Switches Around Locking/Syncing Instructions
Basic locking functionalities and atomic operations, for instance gcc’s __atomic_*
functions or pthread mutexes, are generally implemented using machine instructions that are mainly used in this context (for instance, Intel’s cmpxchg
instruction).
By allowing extra thread switches around these specific instructions we can make it more likely that another thread will be run at this point, potentially exposing concurrency bugs
Configuring Thread Fuzzing in Undo
Thread fuzzing is a feature of Undo (which includes the LiveRecorder tool). It is not included in UDB because the feature is targeted at hard-to-reproduce issues, and so is more effective in automatic scenarios. Why waste engineering time when you can let the machine do the work for you?

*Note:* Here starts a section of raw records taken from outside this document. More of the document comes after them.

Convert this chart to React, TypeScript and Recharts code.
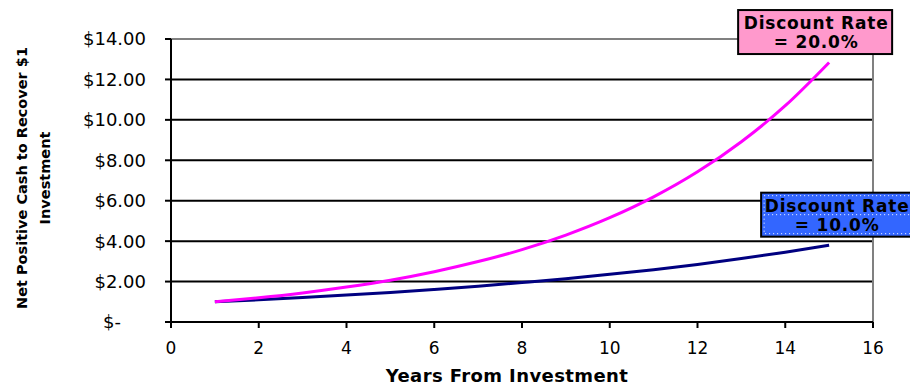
import { LineChart, Line, XAxis, YAxis, CartesianGrid, ReferenceLine } from "recharts";

const years = [1, 2, 3, 4, 5, 6, 7, 8, 9, 10, 11, 12, 13, 14, 15];
const rate20 = [1.0, 1.2, 1.44, 1.73, 2.07, 2.49, 2.99, 3.58, 4.3, 5.16, 6.19, 7.43, 8.92, 10.7, 12.84];
const rate10 = [1.0, 1.1, 1.21, 1.33, 1.46, 1.61, 1.77, 1.95, 2.14, 2.36, 2.59, 2.85, 3.14, 3.45, 3.8];
const xTicks = [0, 2, 4, 6, 8, 10, 12, 14, 16];
const yTicks = [0, 2, 4, 6, 8, 10, 12, 14];
const gridValues = [2, 4, 6, 8, 10, 12];

const data = years.map((y, i) => ({ year: y, r20: rate20[i], r10: rate10[i] }));

const font = "'DejaVu Sans', sans-serif";

function YTick(props: any) {
  const { x, y, payload } = props;
  const v = payload.value;
  const label = v === 0 ? "$-" : "$" + v.toFixed(2);
  return (
    <text x={v === 0 ? x - 25 : x} y={y} dy="0.36em" textAnchor="end" fontFamily={font} fontSize={18} fill="#000">
      {label}
    </text>
  );
}

// box label drawn next to the last point of a series
function boxLabel(
  title: string,
  rate: string,
  fill: string,
  box: { dx: number; dy: number; w: number; tx: number; dotted?: boolean }
) {
  return (props: any) => {
    const { x, y, index } = props;
    if (index !== years.length - 1) return <g />;
    const left = x + box.dx;
    const top = y + box.dy;
    const txt = { textAnchor: "middle" as const, fontFamily: font, fontWeight: "bold", fontSize: 17, letterSpacing: 0.8, fill: "#000" };
    return (
      <g>
        <rect x={left} y={top} width={box.w} height={44} fill={fill} stroke="#000" strokeWidth={2} />
        {box.dotted && (
          <g stroke="#fff" strokeWidth={1} strokeDasharray="1 3" fill="none">
            <rect x={left + 3} y={top + 3} width={box.w - 6} height={38} />
            <line x1={left + 3} x2={left + box.w - 3} y1={top + 22} y2={top + 22} />
          </g>
        )}
        <text x={x + box.tx} y={top + 19} {...txt}>
          {title}
        </text>
        <text x={x + box.tx} y={top + 38} {...txt}>
          {rate}
        </text>
      </g>
    );
  };
}

export default function App() {
  return (
    <div style={{ position: "absolute", left: 0, top: 0, background: "#fff" }}>
      <LineChart width={910} height={385} data={data} margin={{ top: 39, right: 37, bottom: 0, left: 0 }}>
        <CartesianGrid vertical={false} horizontalValues={gridValues} stroke="#000" strokeWidth={2} />
        <ReferenceLine y={14} stroke="#808080" strokeWidth={2} />
        <ReferenceLine x={16} stroke="#808080" strokeWidth={2} />
        <XAxis
          dataKey="year"
          type="number"
          domain={[0, 16]}
          ticks={xTicks}
          height={63}
          axisLine={{ stroke: "#000", strokeWidth: 2 }}
          tickLine={{ stroke: "#000", strokeWidth: 2 }}
          tickSize={6}
          tickMargin={14}
          tick={{ fill: "#000", fontSize: 17, fontFamily: font }}
          label={{
            content: () => (
              <text x={507} y={382} textAnchor="middle" fontFamily={font} fontWeight="bold" fontSize={18} letterSpacing={0.4} fill="#000">
                Years From Investment
              </text>
            ),
          }}
        />
        <YAxis
          type="number"
          domain={[0, 14]}
          ticks={yTicks}
          width={171}
          axisLine={{ stroke: "#000", strokeWidth: 2 }}
          tickLine={{ stroke: "#000", strokeWidth: 2 }}
          tickSize={6}
          tickMargin={19}
          tick={<YTick />}
          label={{
            content: () => (
              <text transform="translate(0,178) rotate(-90)" textAnchor="middle" fontFamily={font} fontWeight="bold" fontSize={14.5} fill="#000">
                <tspan x={0} y={27}>Net Positive Cash to Recover $1</tspan>
                <tspan x={0} y={50}>Investment</tspan>
              </text>
            ),
          }}
        />
        <Line
          dataKey="r10"
          type="monotone"
          stroke="#000080"
          strokeWidth={3}
          dot={false}
          isAnimationActive={false}
          label={boxLabel("Discount Rate", "= 10.0%", "#3366ff", { dx: -68, dy: -52.5, w: 162, tx: 8, dotted: true })}
        />
        <Line
          dataKey="r20"
          type="monotone"
          stroke="#ff00ff"
          strokeWidth={3}
          dot={false}
          isAnimationActive={false}
          label={boxLabel("Discount Rate", "= 20.0%", "#ff99cc", { dx: -91, dy: -52.4, w: 154, tx: -13 })}
        />
      </LineChart>
    </div>
  );
}
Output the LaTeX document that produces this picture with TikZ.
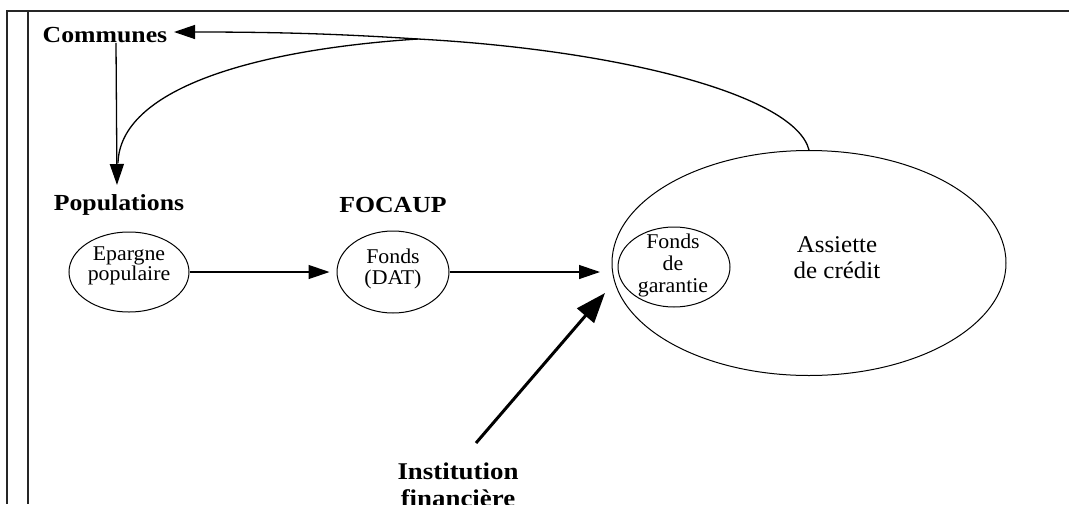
\documentclass[tikz,border=0pt]{standalone}
\usepackage{fontspec}
\setmainfont{Liberation Serif}
\newfontfamily\lblbold[FakeStretch=1.12]{Liberation Serif}
\newfontfamily\lblreg[FakeStretch=1.04]{Liberation Serif}
\usetikzlibrary{arrows.meta,shapes.geometric}

\begin{document}
\begin{tikzpicture}[x=1pt,y=-1pt,
  head/.style={font=\lblbold\bfseries\fontsize{23}{27}\selectfont, inner sep=0pt, align=center},
  blob/.style={draw, ellipse, line width=1pt, inner sep=0pt},
  txt/.style={font=\lblreg\fontsize{21}{21}\selectfont, align=center, inner sep=0pt},
  frame/.style={line width=2pt, color=black!85},
  link/.style={line width=1.3pt, -{Triangle[length=21pt,width=14pt]}},
  plain/.style={line width=1.3pt},
  bigarrow/.style={line width=3pt, -{Triangle[length=30pt,width=22pt]}}
]
\useasboundingbox (0,0) rectangle (1069,504);
\clip (0,0) rectangle (1069,504);

% page frame
\draw[frame] (1069,11) -- (7,11) -- (7,504);
\draw[frame] (28,11) -- (28,504);

% headings
\node[head] (com) at (105,35) {Communes};
\node[head] (pop) at (119,205) {Populations};
\node[head] (foc) at (393,205) {FOCAUP};
\node[head, font=\lblbold\bfseries\fontsize{24}{27}\selectfont] (inst) at (458,485) {Institution\\financière};

% ellipses
\node[blob, minimum width=120pt, minimum height=80pt] (ep) at (129,272) {};
\node[txt, font=\lblreg\fontsize{21}{19}\selectfont] (eptxt) at (129,266) {Epargne\\populaire};

\node[blob, minimum width=112pt, minimum height=82pt] (fd) at (393,272) {};
\node[txt] (fdtxt) at (393,269) {Fonds\\(DAT)};

\node[blob, minimum width=394pt, minimum height=225pt] (as) at (809,263) {};
\node[txt, font=\lblreg\fontsize{24}{26}\selectfont] (astxt) at (837,258) {Assiette\\de crédit};

\node[blob, minimum width=112pt, minimum height=80pt] (fg) at (674,267) {};
\node[txt, font=\lblreg\fontsize{21}{22}\selectfont] (fgtxt) at (673,265) {Fonds\\de\\garantie};

% connector ends
\coordinate (comIn) at (174,32);
\coordinate (popIn) at (117,185);
\coordinate (popTop) at (118,163);
\coordinate (split) at (418,39);
\coordinate (asIn) at (600,272);
\coordinate (asLow) at (605,293);
\coordinate (instTop) at (476,443);

% flows
\draw[link] ([xshift=11pt]com.south) -- (popIn);
\draw[link] (as.north) .. controls (795,95) and (620,50) .. (split)
            .. controls (340,34) and (280,32) .. (comIn);
\draw[plain] (split) .. controls (250,50) and (120,90) .. (popTop);
\draw[link] (ep.east) -- ([xshift=-7pt]fd.west);
\draw[link] (fd.east) -- (asIn);
\draw[bigarrow] (instTop) -- (asLow);
\end{tikzpicture}
\end{document}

It can be enabled with a command-line option, which by default uses all thread fuzzing components:
$ live-record --thread-fuzzing <other args> <process to record>
If you want a more detailed way of controlling it, you can use the environment variable inline instead:
$ UNDO_tf=starve,random,in-bb,sync-instr live-record <args> <process to record>
The UNDO_tf
environment variable is a comma-separated list: you can enable individual components or a combination.
To enable thread fuzzing via a LiveRecorder API session, include undolr_thread_fuzzing.h
and call undolr_thread_mode_set()
with a bitmask of the desired components to enable.
The LiveRecorder tool can be set to record on failure, allowing only the misbehaving instances to be saved. To get the most out of thread fuzzing in your test pipeline, tests which may expose concurrency bugs should be run many times until a failure happens and then the recording can be analyzed to discover the root cause.
NEW: Feedback-directed thread fuzzing (public beta)
In Undo 8.0, we introduced an advanced debugging functionality called Feedback-directed Thread Fuzzing. This is a variant on thread fuzzing that uses a two-phase approach:
- 1st phase to observe which memory locations are modified by multiple threads
- 2nd phase to force thread scheduling/starvation at exactly those points
This offers a powerful way to find intermittent races.